Salman Toor in Global Dialogue

Kent Student Joshua Stevens

Salman Toor’s intersectional identities, as a gay man of colour working in the west, blur any positioning of him in a west/rest binary.

Saman |Toor's painting The Bar on East 13th Street. An emerald green backdrop with a man standing at the bar.

Salman Toor, The Bar on East 13th Street (2019)

Salman Toor (b. 1983 Lahore, Pakistan) uses the queer, non-white figure and hybridised visual references to communicate the realities of identity and sexual expression in both the country in which he was born and where he works. The characters in his paintings are usually situated in familiar, safe, everyday surroundings, often interacting confidently: queer and comfortable in their brown, desirable bodies.

Toor is heavily influenced by European art history and the paintings of the ‘old masters’ (Trasi 2020). His paintings refer to the canon in both technique (his brushwork and use of oil paints) and subject such that one might argue he makes known his knowledge of the canon in order to gain a position in it for himself. For example, The Bar on East 13th Street (2019) references Manet’s A Bar at the Folies-Bergère (1882), recasting the bartender as a queer character who, unlike their counterpart in the Manet, exudes relaxed assurance and sexual agency, refusing to be pinned down in terms of gender, sexuality, or race (Vali 2020). Such agency is perhaps also evident in Toor’s character holding a piece of fruit, cut and ready for use, which, as a sensual metaphor, contrasts to the fruit in Manet’s painting which sits in a bowl ready for the taking by a client.

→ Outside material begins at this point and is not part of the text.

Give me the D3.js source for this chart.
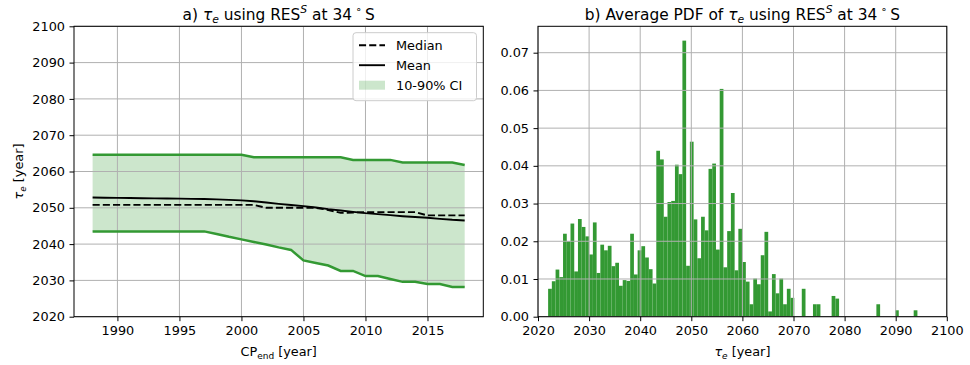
<!DOCTYPE html>
<html>
<head>
<meta charset="utf-8">
<script src="https://cdn.jsdelivr.net/npm/d3@7"></script>
<style>
  body { margin: 0; background: #fff; }
  svg { display: block; font-family: "DejaVu Sans", sans-serif; }
  text { white-space: pre; }
</style>
</head>
<body>
<svg id="fig" width="970" height="365"></svg>
<script>
// ---- Panel a: tau_e versus end year of the calibration period ----
const cpEndYears = [1988, 1989, 1990, 1991, 1992, 1993, 1994, 1995, 1996, 1997,
  1998, 1999, 2000, 2001, 2002, 2003, 2004, 2005, 2006, 2007,
  2008, 2009, 2010, 2011, 2012, 2013, 2014, 2015, 2016, 2017, 2018];
const ciUpper = [2064.6, 2064.6, 2064.6, 2064.6, 2064.6, 2064.6, 2064.6, 2064.6, 2064.6, 2064.6,
  2064.6, 2064.6, 2064.6, 2063.9, 2063.9, 2063.9, 2063.9, 2063.9, 2063.9, 2063.9,
  2063.9, 2063.2, 2063.2, 2063.2, 2063.2, 2062.5, 2062.5, 2062.5, 2062.5, 2062.5, 2061.8];
const ciLower = [2043.5, 2043.5, 2043.5, 2043.5, 2043.5, 2043.5, 2043.5, 2043.5, 2043.5, 2043.5,
  2042.8, 2042.0, 2041.3, 2040.6, 2039.9, 2039.1, 2038.4, 2035.5, 2034.8, 2034.1,
  2032.6, 2032.6, 2031.2, 2031.2, 2030.4, 2029.6, 2029.6, 2029.0, 2029.0, 2028.2, 2028.2];
const medianTau = [2050.8, 2050.8, 2050.8, 2050.8, 2050.8, 2050.8, 2050.8, 2050.8, 2050.8, 2050.8,
  2050.8, 2050.8, 2050.8, 2050.8, 2050.0, 2050.0, 2050.0, 2050.0, 2050.0, 2049.4,
  2048.6, 2048.7, 2048.8, 2048.8, 2048.8, 2048.8, 2048.8, 2047.9, 2047.9, 2047.9, 2047.9];
const meanTau = [2052.83, 2052.78, 2052.74, 2052.70, 2052.65, 2052.61, 2052.56, 2052.52, 2052.47, 2052.42,
  2052.33, 2052.19, 2052.05, 2051.82, 2051.46, 2051.09, 2050.77, 2050.45, 2050.08, 2049.62,
  2049.25, 2048.89, 2048.52, 2048.25, 2047.97, 2047.69, 2047.47, 2047.24, 2046.96, 2046.69, 2046.50];
const leftXTicks = [1990, 1995, 2000, 2005, 2010, 2015];
const leftYTicks = [2020, 2030, 2040, 2050, 2060, 2070, 2080, 2090, 2100];
const legendLabels = ["Median", "Mean", "10-90% CI"];

// ---- Panel b: average PDF of tau_e (histogram) ----
const pdfBinStart = 2021.98;
const pdfBinWidth = 0.73;
const pdfValues = [
  0.0074, 0.0094, 0.0125, 0.0105, 0.0220, 0.0200, 0.0247, 0.0120, 0.0259, 0.0238,
  0.0213, 0.0165, 0.0250, 0.0116, 0.0191, 0.0176, 0.0188, 0.0134, 0.0143, 0.0082,
  0.0097, 0.0095, 0.0220, 0.0112, 0.0176, 0.0187, 0.0157, 0.0126, 0.0088, 0.0440,
  0.0417, 0.0265, 0.0304, 0.0307, 0.0403, 0.0378, 0.0732, 0.0135, 0.0464, 0.0258,
  0.0155, 0.0265, 0.0229, 0.0392, 0.0406, 0.0178, 0.0604, 0.0131, 0.0227, 0.0328,
  0.0123, 0.0233, 0.0145, 0.0093, 0.0033, 0.0101, 0.0086, 0.0163, 0.0225, 0.0014,
  0.0113, 0.0062, 0.0101, 0.0033, 0.0074, 0.0050, 0, 0, 0.0074, 0,
  0, 0.0033, 0.0033, 0, 0, 0, 0.0055, 0.0048, 0, 0,
  0, 0, 0, 0, 0, 0, 0, 0, 0.0033, 0,
  0, 0, 0, 0.0017, 0, 0, 0, 0, 0.0017];
const rightXTicks = [2020, 2030, 2040, 2050, 2060, 2070, 2080, 2090, 2100];
const rightYTicks = [0, 0.01, 0.02, 0.03, 0.04, 0.05, 0.06, 0.07];

// ---- styling ----
const FS = 12.85, TITLE_FS = 15.4;
const lineGreen = "#339933";
const fillGreen = "#008000";
const gridColor = "#b0b0b0";

const svg = d3.select("#fig");
const axTop = 26.3, axBottom = 316.7;
const panelA = { left: 74, right: 483.3 };
const panelB = { left: 538, right: 946.8 };

const xA = d3.scaleLinear().domain([1986.5, 2019.5]).range([panelA.left, panelA.right]);
const yA = d3.scaleLinear().domain([2020, 2100]).range([axBottom, axTop]);
const xB = d3.scaleLinear().domain([2020, 2100]).range([panelB.left, panelB.right]);
const yB = d3.scaleLinear().domain([0, 0.077]).range([axBottom, axTop]);

// mixed-style text (italic symbols, sub/superscripts)
function rich(sel, parts, fs) {
  let cur = 0;
  parts.forEach(p => {
    const target = p.pos === "sub" ? 0.24 * fs : p.pos === "sup" ? -0.45 * fs : 0;
    const ts = sel.append("tspan").text(p.t).attr("dy", target - cur);
    cur = target;
    if (p.pos) ts.attr("font-size", 0.7 * fs);
    if (p.i) ts.attr("font-style", "italic");
  });
  return sel;
}

function grid(g, xs, ys, xTicks, yTicks) {
  const [x0, x1] = xs.range(), [y0, y1] = ys.range();
  g.selectAll("line.gx").data(xTicks).join("line").attr("class", "gx")
    .attr("x1", d => xs(d)).attr("x2", d => xs(d)).attr("y1", y0).attr("y2", y1)
    .attr("stroke", gridColor).attr("stroke-width", 1);
  g.selectAll("line.gy").data(yTicks).join("line").attr("class", "gy")
    .attr("x1", x0).attr("x2", x1).attr("y1", d => ys(d)).attr("y2", d => ys(d))
    .attr("stroke", gridColor).attr("stroke-width", 1);
}

function axes(xs, ys, xTicks, yTicks, yFmt) {
  const gx = svg.append("g").attr("transform", `translate(0,${axBottom})`)
    .call(d3.axisBottom(xs).tickValues(xTicks).tickFormat(d3.format("d"))
      .tickSize(4.5).tickSizeOuter(0).tickPadding(4.5));
  const gy = svg.append("g").attr("transform", `translate(${xs.range()[0]},0)`)
    .call(d3.axisLeft(ys).tickValues(yTicks).tickFormat(yFmt)
      .tickSize(4.5).tickSizeOuter(0).tickPadding(4.5));
  [gx, gy].forEach(g => {
    g.select(".domain").remove();
    g.selectAll("text").attr("font-size", FS).attr("fill", "#000")
      .attr("font-family", "DejaVu Sans");
    g.selectAll("line").attr("stroke", "#000").attr("stroke-width", 1);
  });
  svg.append("rect")
    .attr("x", xs.range()[0]).attr("y", axTop)
    .attr("width", xs.range()[1] - xs.range()[0]).attr("height", axBottom - axTop)
    .attr("fill", "none").attr("stroke", "#000").attr("stroke-width", 1);
}

// ================= Panel a =================
const gA = svg.append("g");
const rowsA = cpEndYears.map((y, i) => ({ y, lo: ciLower[i], hi: ciUpper[i], med: medianTau[i], mean: meanTau[i] }));

gA.append("path").datum(rowsA)
  .attr("d", d3.area().x(d => xA(d.y)).y0(d => yA(d.lo)).y1(d => yA(d.hi)))
  .attr("fill", fillGreen).attr("fill-opacity", 0.2);

grid(gA.append("g"), xA, yA, leftXTicks, leftYTicks);

const lineOf = key => d3.line().x(d => xA(d.y)).y(d => yA(d[key]));
gA.append("path").datum(rowsA).attr("d", lineOf("hi"))
  .attr("fill", "none").attr("stroke", lineGreen).attr("stroke-width", 2.5);
gA.append("path").datum(rowsA).attr("d", lineOf("lo"))
  .attr("fill", "none").attr("stroke", lineGreen).attr("stroke-width", 2.5);
gA.append("path").datum(rowsA).attr("d", lineOf("med"))
  .attr("fill", "none").attr("stroke", "#000").attr("stroke-width", 1.9)
  .attr("stroke-dasharray", "7.1,3.1");
gA.append("path").datum(rowsA).attr("d", lineOf("mean"))
  .attr("fill", "none").attr("stroke", "#000").attr("stroke-width", 1.9);

axes(xA, yA, leftXTicks, leftYTicks, d3.format("d"));

// legend
const lg = svg.append("g").attr("transform", "translate(353,32.7)");
lg.append("rect").attr("width", 123.5).attr("height", 68).attr("rx", 3)
  .attr("fill", "#fff").attr("fill-opacity", 0.8).attr("stroke", "#cccccc").attr("stroke-width", 1);
const rowY = [12.5, 32.5, 52.5];
lg.append("line").attr("x1", 6).attr("x2", 32).attr("y1", rowY[0]).attr("y2", rowY[0])
  .attr("stroke", "#000").attr("stroke-width", 1.9).attr("stroke-dasharray", "7.1,3.1");
lg.append("line").attr("x1", 6).attr("x2", 32).attr("y1", rowY[1]).attr("y2", rowY[1])
  .attr("stroke", "#000").attr("stroke-width", 1.9);
lg.append("rect").attr("x", 6).attr("y", rowY[2] - 4.5).attr("width", 26).attr("height", 9)
  .attr("fill", fillGreen).attr("fill-opacity", 0.2);
lg.selectAll("text.lab").data(legendLabels).join("text").attr("class", "lab")
  .attr("x", 43).attr("y", (d, i) => rowY[i]).attr("dy", "0.36em")
  .attr("font-size", FS).text(d => d);

// ================= Panel b =================
const gB = svg.append("g");
const bins = pdfValues.map((v, i) => ({ x0: pdfBinStart + i * pdfBinWidth, x1: pdfBinStart + (i + 1) * pdfBinWidth, v }))
  .filter(b => b.v > 0);
gB.selectAll("rect.bar").data(bins).join("rect").attr("class", "bar")
  .attr("x", d => xB(d.x0)).attr("width", d => xB(d.x1) - xB(d.x0))
  .attr("y", d => yB(d.v)).attr("height", d => yB(0) - yB(d.v))
  .attr("fill", lineGreen);

grid(gB.append("g"), xB, yB, rightXTicks, rightYTicks);
axes(xB, yB, rightXTicks, rightYTicks, d3.format(".2f"));

// ================= titles and labels =================
const midA = (panelA.left + panelA.right) / 2, midB = (panelB.left + panelB.right) / 2;
rich(svg.append("text").attr("x", midA).attr("y", 19.5).attr("text-anchor", "middle").attr("font-size", TITLE_FS),
  [{ t: "a) " }, { t: "τ", i: 1 }, { t: "e", i: 1, pos: "sub" }, { t: " using RES" }, { t: "S", i: 1, pos: "sup" },
   { t: " at 34\u2009" }, { t: "∘", pos: "sup" }, { t: "\u2009S" }], TITLE_FS);
rich(svg.append("text").attr("x", midB).attr("y", 19.5).attr("text-anchor", "middle").attr("font-size", TITLE_FS),
  [{ t: "b) Average PDF of " }, { t: "τ", i: 1 }, { t: "e", i: 1, pos: "sub" }, { t: " using RES" }, { t: "S", i: 1, pos: "sup" },
   { t: " at 34\u2009" }, { t: "∘", pos: "sup" }, { t: "\u2009S" }], TITLE_FS);

rich(svg.append("text").attr("x", midA).attr("y", 355.5).attr("text-anchor", "middle").attr("font-size", FS),
  [{ t: "CP" }, { t: "end", pos: "sub" }, { t: " [year]" }], FS);
rich(svg.append("text").attr("x", midB).attr("y", 355.5).attr("text-anchor", "middle").attr("font-size", FS),
  [{ t: "τ", i: 1 }, { t: "e", i: 1, pos: "sub" }, { t: " [year]" }], FS);
rich(svg.append("text").attr("transform", `translate(23,${(axTop + axBottom) / 2}) rotate(-90)`)
  .attr("text-anchor", "middle").attr("font-size", FS),
  [{ t: "τ", i: 1 }, { t: "e", i: 1, pos: "sub" }, { t: " [year]" }], FS);
</script>
</body>
</html>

The green hue and sense of uncontrollability (e.g., in the spilled drink on the bar) in Toor’s painting evoke a sense of chaotic calm and an assured serenity, a homeliness encapsulated also in the ‘houseplant’ on the top left; this is in stark contrast to Manet’s bartender who is very much at work. As such, Toor succeeds in critiquing – using its very canon – the art history which has long excluded, or at least misrepresented, the brown, queer subject. His subversive and ironic use of the canon also, paradoxically, means he avoids being forced to play its game, as queer artists have had to in the past (Moffitt 2015).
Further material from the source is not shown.